The Art History Department Speaker Series
2019 Fall Semester
Wednesday 16 October
5:00 PM in FA 143
Research Associate and Curator
Institute for the Study of the Ancient World, NYU
“Quo vadis? Mapping and Wayfinding in Ancient Rome”
The conceptualization of the ancient Greco-Roman universe was first formulated in the 6th century BCE by pre-Socratic philosophers. In studying the shape and size of the Earth, they developed the fundamentals of topography and cartography, the sciences of recording the surface of the terrain through drawings, as we still know them today. Topographical theories were also applied to everyday problem-solving such as mapping land and sea routes, recording public and private lands, and promoting specific political agendas. In all these instances, the resulting representations of places presented a distorted and schematized version of geographic and topographic elements, transforming those regions on both a conceptual and a physical level.
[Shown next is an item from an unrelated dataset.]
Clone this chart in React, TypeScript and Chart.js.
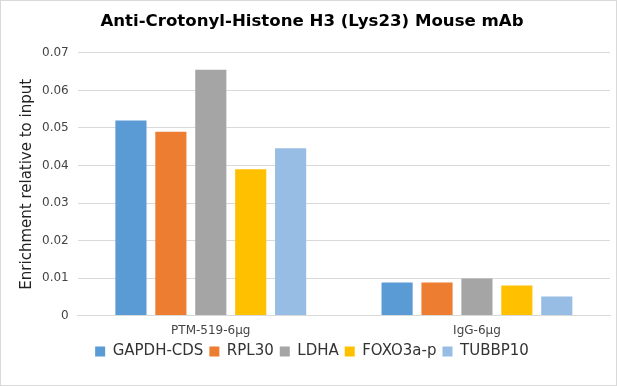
import React, { useEffect, useRef } from "react";
import { Chart, registerables } from "chart.js";

Chart.register(...registerables);

const categories = ["PTM-519-6μg", "IgG-6μg"];
const seriesNames = ["GAPDH-CDS", "RPL30", "LDHA", "FOXO3a-p", "TUBBP10"];
const gapdh = [0.052, 0.0088];
const rpl30 = [0.049, 0.0088];
const ldha = [0.0655, 0.0099];
const foxo3a = [0.039, 0.008];
const tubbp10 = [0.0446, 0.0051];
const colors = ["#5B9BD5", "#ED7D31", "#A5A5A5", "#FFC000", "#98BDE4"];
const yTicks = [0, 0.01, 0.02, 0.03, 0.04, 0.05, 0.06, 0.07];

const FONT = "'DejaVu Sans', Verdana, sans-serif";

export default function App() {
  const ref = useRef<HTMLCanvasElement>(null);
  useEffect(() => {
    const values = [gapdh, rpl30, ldha, foxo3a, tubbp10];
    const chart = new Chart(ref.current!, {
      type: "bar",
      data: {
        labels: categories,
        datasets: seriesNames.map((n, i) => ({
          label: n,
          data: values[i],
          backgroundColor: colors[i],
          borderWidth: 0,
          categoryPercentage: 0.75,
          barPercentage: 0.78,
        })),
      },
      options: {
        animation: false,
        responsive: false,
        maintainAspectRatio: false,
        layout: { padding: { left: 13, right: 6, top: 0, bottom: 16 } },
        plugins: {
          title: {
            display: true,
            text: "Anti-Crotonyl-Histone H3 (Lys23) Mouse mAb",
            color: "#000",
            font: { family: FONT, size: 16.6, weight: "bold" },
            padding: { top: 11, bottom: 21 },
          },
          legend: {
            position: "bottom",
            labels: {
              color: "#333",
              font: { family: FONT, size: 15 },
              boxWidth: 10,
              boxHeight: 10,
              padding: 6,
            },
          },
          tooltip: { enabled: false },
        },
        scales: {
          x: {
            grid: { display: false },
            border: { color: "#D9D9D9" },
            ticks: { color: "#444", font: { family: FONT, size: 12 }, padding: 0 },
          },
          y: {
            min: 0,
            max: 0.07,
            afterBuildTicks: (axis: any) => {
              axis.ticks = yTicks.map((v) => ({ value: v }));
            },
            grid: { color: "#D9D9D9", drawTicks: false },
            border: { display: false },
            ticks: {
              color: "#444",
              font: { family: FONT, size: 12 },
              padding: 9,
              callback: (v: any) => (v === 0 ? "0" : Number(v).toFixed(2)),
            },
            title: {
              display: true,
              text: "Enrichment relative to input",
              color: "#222",
              font: { family: FONT, size: 15 },
              padding: { top: 4, bottom: -3 },
            },
          },
        },
      },
    });
    return () => chart.destroy();
  }, []);
  return (
    <div
      style={{
        position: "fixed",
        left: 0,
        top: 0,
        width: 617,
        height: 386,
        boxSizing: "border-box",
        border: "1px solid #D9D9D9",
        background: "#fff",
      }}
    >
      <canvas ref={ref} width={615} height={384} style={{ display: "block" }} />
    </div>
  );
}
This talk focuses on wayfinding, analyzing the role of Roman itinerariain the understanding of personal and public space, the conceptualization of hypothetical movement as a primary factor around which all spatial relations were built, and the emergence of a communal geographic standpoint that subsumed spatial differences to promote geographic standardization.
Roberta Casagrande-Kim(PhD, Columbia University) is a specialist in Roman funerary practices and beliefs in the afterlife, late Antique urbanism, and Greco-Roman mapping. She has worked extensively in archeological excavations in Italy, Israel, and Turkey, and has served as the Assistant Field Director at the Amheida excavations in Egypt since 2010.